It is quite incredible to think about how much physics has developed in the last 300 years. Although we think of the ancient Greeks as being pretty competent the truth is they weren’t really that good on the science front. It was the work of Issac Newton and his contemporaries that brought us the idea of forces and momentum. Of course now a days these are very basic concepts but were revolutionary when *Philosophiæ Naturalis Principia Mathematica* (*Mathematical Principles of Natural Philosophy*) was published. The very idea of using such rigorous mathematics to describe mechanical systems such as the motion of the planets was unheard of but by the end of the 1700s there was no doubt that force and momentum were inherent aspects of motion. Now Isaac Newton loved to make things difficult for everyone around him (anyone who has tried to use his calculus notation over Leibniz’s will know that) and so his seminal work was published in Latin. This meant that someone had to translate it. In France, this task fell to an Émilie du Châtelet (whose birthday is coincidentally today in 1706) , a woman who, thanks to her family being a member of the lower nobility, had managed to achieve a great standard of education to supplement her brilliance.

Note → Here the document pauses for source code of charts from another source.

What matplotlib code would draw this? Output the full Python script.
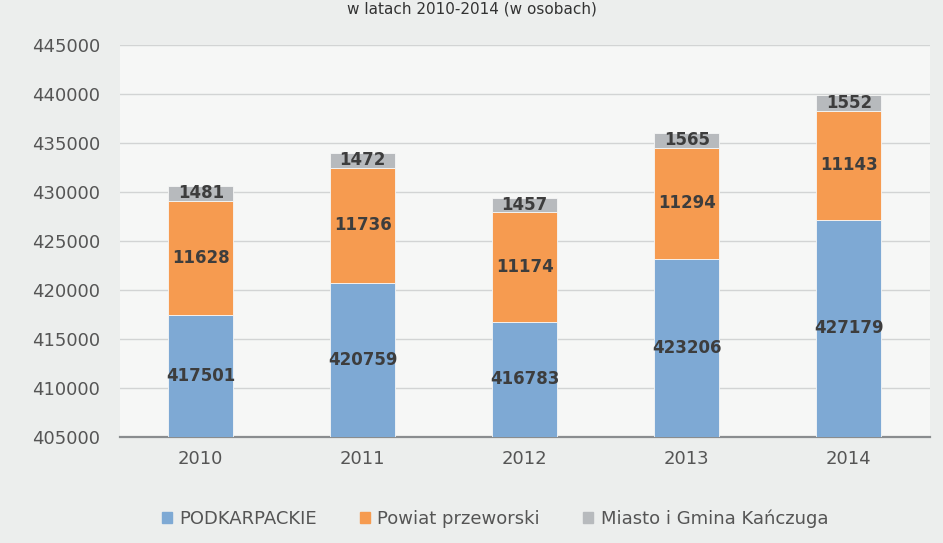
import matplotlib

matplotlib.use("Agg")

import matplotlib.pyplot as plt
import numpy as np

# Population (persons) by year, stacked
years = ["2010", "2011", "2012", "2013", "2014"]
podkarpackie = [417501, 420759, 416783, 423206, 427179]
powiat = [11628, 11736, 11174, 11294, 11143]
kanczuga = [1481, 1472, 1457, 1565, 1552]

series_names = ["PODKARPACKIE", "Powiat przeworski", "Miasto i Gmina Kańczuga"]
colors = ["#7ea9d4", "#f69b50", "#b7babd"]

y_min, y_max = 405000, 445000

fig = plt.figure(figsize=(9.43, 5.43), dpi=100, facecolor="#eceeed")
ax = fig.add_axes([0.127, 0.195, 0.859, 0.722])
ax.set_facecolor("#f6f7f6")

x = np.arange(len(years))
width = 0.4
bottoms = np.zeros(len(years))
for vals, color in zip([podkarpackie, powiat, kanczuga], colors):
    vals = np.array(vals, dtype=float)
    base = np.where(bottoms == 0, y_min, bottoms)
    heights = vals if bottoms.any() else vals - y_min
    ax.bar(x, heights, width=width, bottom=base, color=color,
           edgecolor="#f6f7f6", linewidth=0.6, zorder=3)
    # label in the middle of the visible segment
    for xi, b, h, v in zip(x, base, heights, vals):
        ax.text(xi, b + h / 2, f"{int(v)}", ha="center", va="center",
                fontsize=12, fontweight="bold", color="#3d3d3d", zorder=4)
    bottoms = base + heights

ax.set_xlim(-0.5, len(years) - 0.5)
ax.set_ylim(y_min, y_max)
ax.set_yticks(np.arange(y_min, y_max + 1, 5000))
ax.set_yticklabels([str(v) for v in range(y_min, y_max + 1, 5000)])
ax.set_xticks(x)
ax.set_xticklabels(years)
ax.tick_params(axis="both", length=0, labelsize=13, labelcolor="#555555")
ax.tick_params(axis="y", pad=14)
ax.tick_params(axis="x", pad=9)

ax.grid(axis="y", color="#d2d4d4", linewidth=1, zorder=0)
for side in ["top", "right", "left"]:
    ax.spines[side].set_visible(False)
ax.spines["bottom"].set_color("#8a8d8f")
ax.spines["bottom"].set_linewidth(1.6)

handles = [plt.Rectangle((0, 0), 1, 1, color=c) for c in colors]
fig.legend(handles, series_names, loc="center", bbox_to_anchor=(0.525, 0.045),
           ncol=3, frameon=False, fontsize=13, handlelength=0.55, handleheight=0.55,
           columnspacing=2.4, handletextpad=0.4, labelcolor="#555555")

# title (cut off at the top of the scanned page in the original)
fig.text(0.5, 0.998, "w latach 2010-2014 (w osobach)", ha="center", va="top",
         fontsize=11, color="#333333")

fig.savefig("out.png", dpi=100, facecolor=fig.get_facecolor())
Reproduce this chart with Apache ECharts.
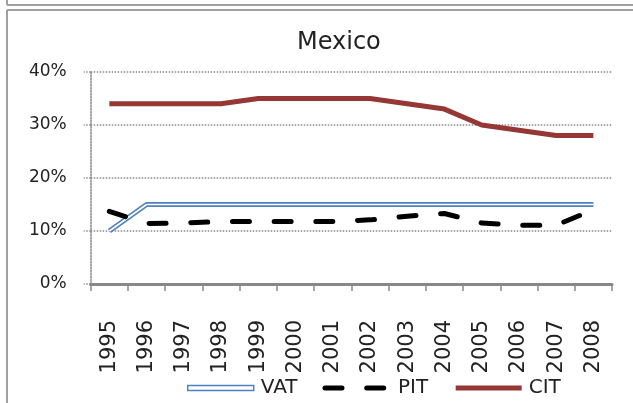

Historically she is more remembered for being the partner of Voltaire, but her translation was truly her most brilliant work (from my possibly biased perspective). Not only did it perform the necessary task of opening the literature to the French scientific community, her commentary that accompanied the translated *Principa* was exemplary. In it Émilie derives the concept of the conservation of energy, an idea that had not been considered before. It was only a few years prior that she herself had proved that kinetic energy was proportional to objects velocity squared. Before her work, energy was thought to be synonymous with momentum and as such no new conservation for it had been considered. Unfortunately (or perhaps luckily) she had only just finished her translation before she died 1749.

Just an interesting tale to tell considering it is her birthday. Whenever you feel the need to say that “energy cannot be created of destroyed” perhaps you’ll remember this. Until tomorrow, goodnight.